Mas, embora toda e qualquer revolução / golpe esteja fadado ao fracasso, o que quer que venha pode resultar num banho de sangue muito maior do que o que aconteceu em 1993 (quando as forças armadas geralmente não estavam envolvidas nos eventos).
Agora, somando tudo.
Há na Rússia uma oposição interna muito vocal a Putin, que provavelmente jamais chegará a ter apoio popular real, mas que pode unir número suficiente de nostálgicos da era soviética para criar uma crise real.
Essa oposição interna enfraquece clara e objetivamente a autoridade / reputação de Putin – e enfraquecer a reputação de Putin é precisamente o principal objetivo da “sopa de letras de siglas” ocidental, desde que Putin chegou ao poder.
Essa oposição interna, em sua maioria nostálgica da era soviética, não receberá apoio oficial do Ocidente, mas desfrutará de apoio secreto máximo da “sopa de letras de siglas” ocidental.
Finalmente, essa oposição neocomunista nunca tomará o poder, mas pode criar uma crise política interna muito real, que enfraquecerá muito Putin e os Soberanistas Eurasianos (sobre Soberanistas Eurasianos, ver O longo (20 anos!) “pas de deux” de Rússia e EUA está chegando ao fim?, em Redecastorphoto, NTs).
Então qual é a solução?
Putin precisa evitar qualquer agitação civil. Remover Medvedev e substituí-lo por Mishustin foi a jogada correta, mas veio tarde demais. Francamente, acredito que já é hora de Putin finalmente romper abertamente com os “tipos de consenso de Washington” e ouvir Glaziev, que pelo menos não é comunista.

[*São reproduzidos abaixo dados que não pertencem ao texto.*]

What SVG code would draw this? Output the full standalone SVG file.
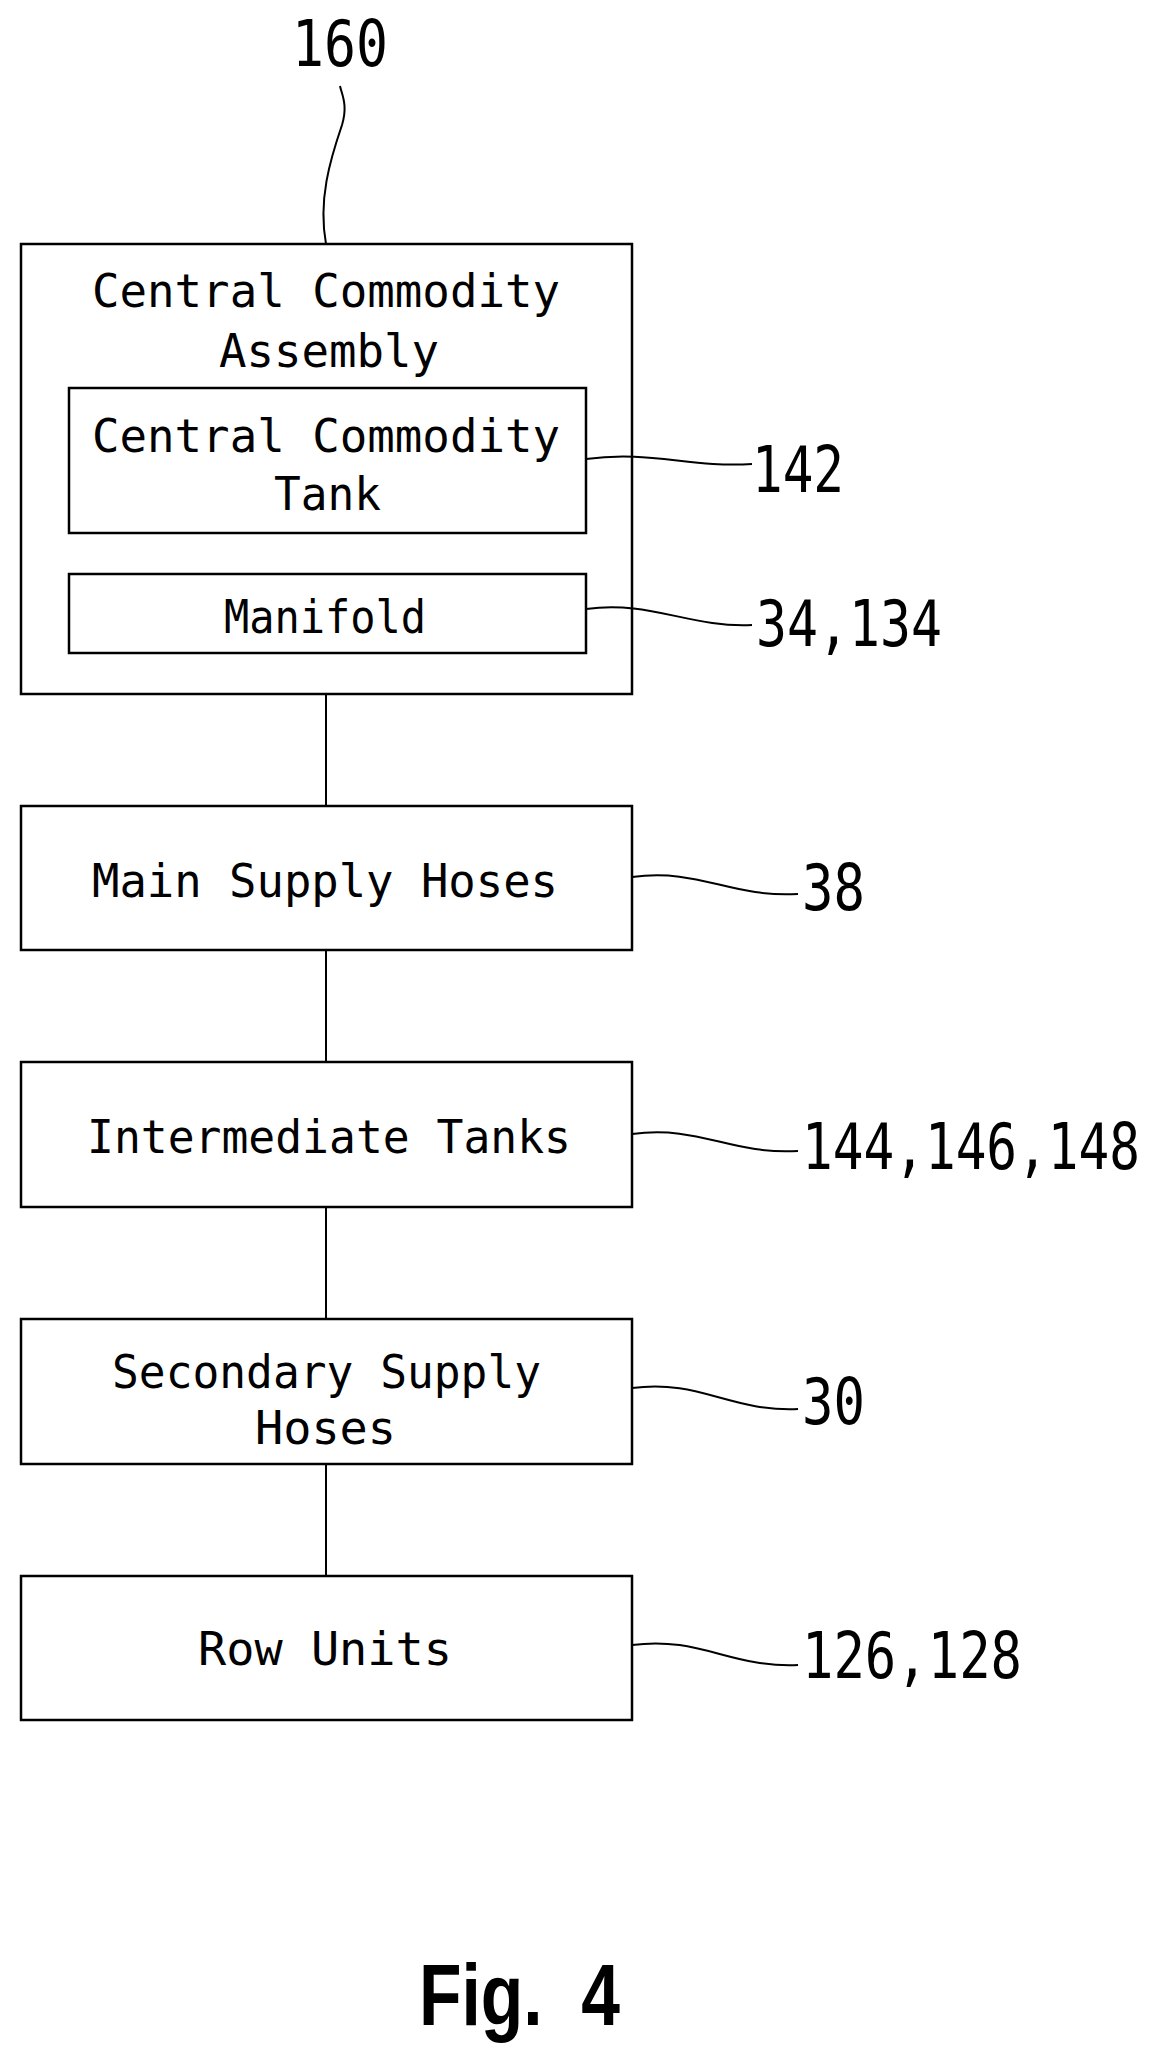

A Rússia sempre foi uma sociedade coletivista e precisa parar de se desculpar (mesmo que mentalmente) por isso. Em vez de se desculpar, deve abraçar aberta e totalmente sua cultura e tradições coletivistas e pôr a correr os tipos “consenso de Washington”.
Sim, as elites de Moscou ficarão furiosas, mas também é hora de dizer a essas pessoas que elas não são donas da Rússia e que, embora possam promover uma matança prostituindo-se ao Império, a maioria dos russos não quer fazer isso .
O ponto principal é que Putin representa algo muito único e muito precioso: é um autêntico patriota russo, mas não sofre nostalgia alguma dos dias da União Soviética. No momento, ele é o único (ou um dos poucos) político russo que pode reivindicar esse mérito.
Putin precisa antecipar-se à crise que os neocomunistas poderiam desencadear, não fazendo calar os neocomunistas, mas compreendendo que em algumas questões o povo russo concorda mesmo, realmente, profundamente, com os neocomunistas (mesmo que não estejam dispostos a declarar uma revolução).
Parece complicado ou até difícil de desenredar? Se parece, é porque é complicado e difícil de desenredar. Mas, apesar de todas as nuances, podemos discernir uma questão de fundo: não vale a pena vencer, se a vitória enfraquece / ameaça a Rússia. No momento, a oposição neocomunista é, objetivamente, uma ameaça à estabilidade e à prosperidade da Rússia. Mas NÃO significa que os neocomunistas estejam sempre errados. Muito frequentemente, isso sim, acertam na mosca, 100% corretos.
Putin precisa ouvi-los e fazer a coisa certa, para assim provar que estão errados.
Difícil? Sim. Factível? Sim. E é o que Putin tem de fazer.